When I had a really bad cold this time last year, my mom asked, “Don’t you have any chicken stock?” Knowing the kind she meant, I said no. To which she promptly rejoindered, “Well tell Billy to go out and buy you a chicken to make stock with!”
What an inane and poorly prioritized conversation, you are likely thinking, but that’s because you don’t know my dad’s chicken stock. It’s magical. It heals. It soothes. It does your laundry.
Okay, it doesn’t do that, but I grew up on chicken noodle soup from this base and can’t tell you how many times it stalled an impending cold-and-flu cloud in its tracks, and indeed sent it packing to the next desk down. I also couldn’t figure out why my barley and rice didn’t taste as good in Iowa as at home, until I realized my dad doesn’t cook them in water, but chicken stock. The flavor’s insane. Insane rice? Yes. You must be catching on. Same goes with, you know, any number of recipes here or elsewhere that call for chicken broth. Make this; use it instead.
Not just for the joy of “Little House on the Prairie”-ing. My store bought, low-sodium chicken broth in the fridge counts among its ingredients yeast extract and cane juice. The mind boggles. This doesn’t belong in stock.
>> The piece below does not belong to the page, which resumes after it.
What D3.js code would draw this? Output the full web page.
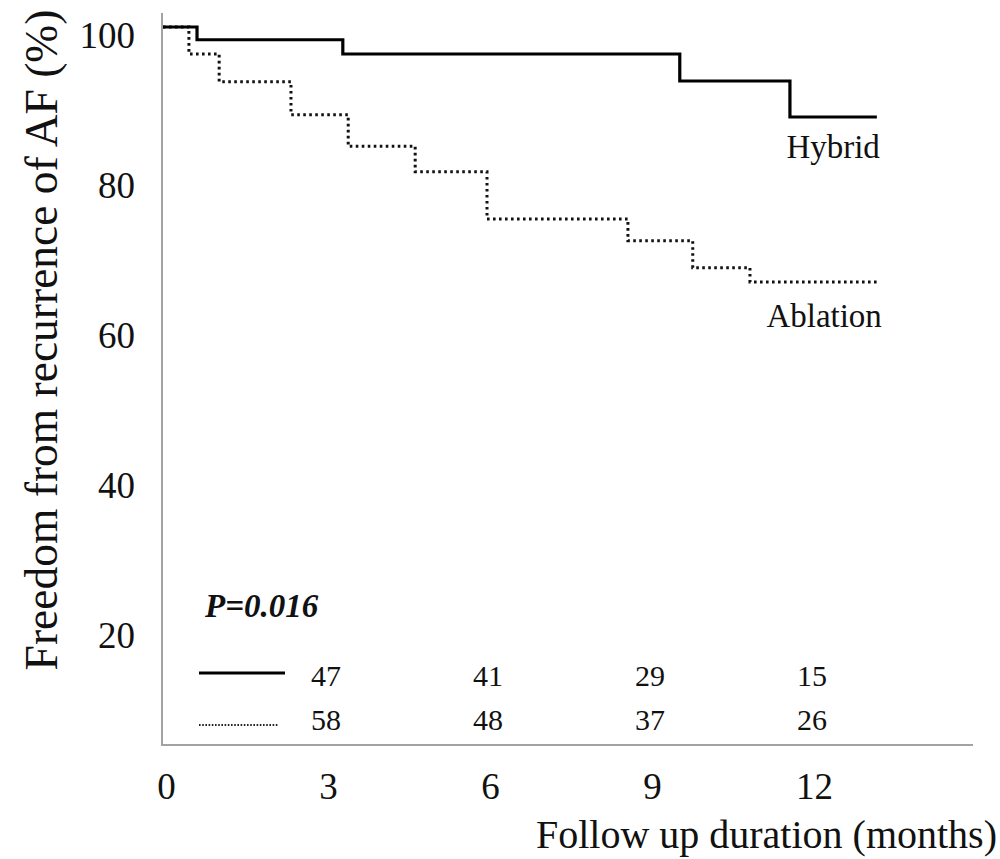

And I buy the hippie kind. Make this; use it instead and be amazed.
This is a recipe in the barest sense of the word: add several handfuls of chopped this and that to a pot, cover with water, and cook for several hours. You can, of course, alter the herbs to taste, and no you don’t need an entire, perfect rotisserie-cooked chicken carcas. But for you measurement geeks:
- Leftover bones from one whole chicken
- One cup roughly chopped celery
- One cup roughly chopped carrots
- One onion, halved and stuck with 6 cloves
- A bunch of parsley
- A bunch of fresh thyme
- A couple bay leaves
- Salt and pepper to taste
Plop all the ingredients in a large pot and add enough water to cover. Bring to boil and reduce to simmer. Cook, covered, on low heat for around three hours. During the first half hour, hour, skim off any particles or fat that float to the surface. Cover and continue to cook two to three hours. Strain and refrigerate overnight. The next morning, skim off any more fat from the surface, and freeze until needed.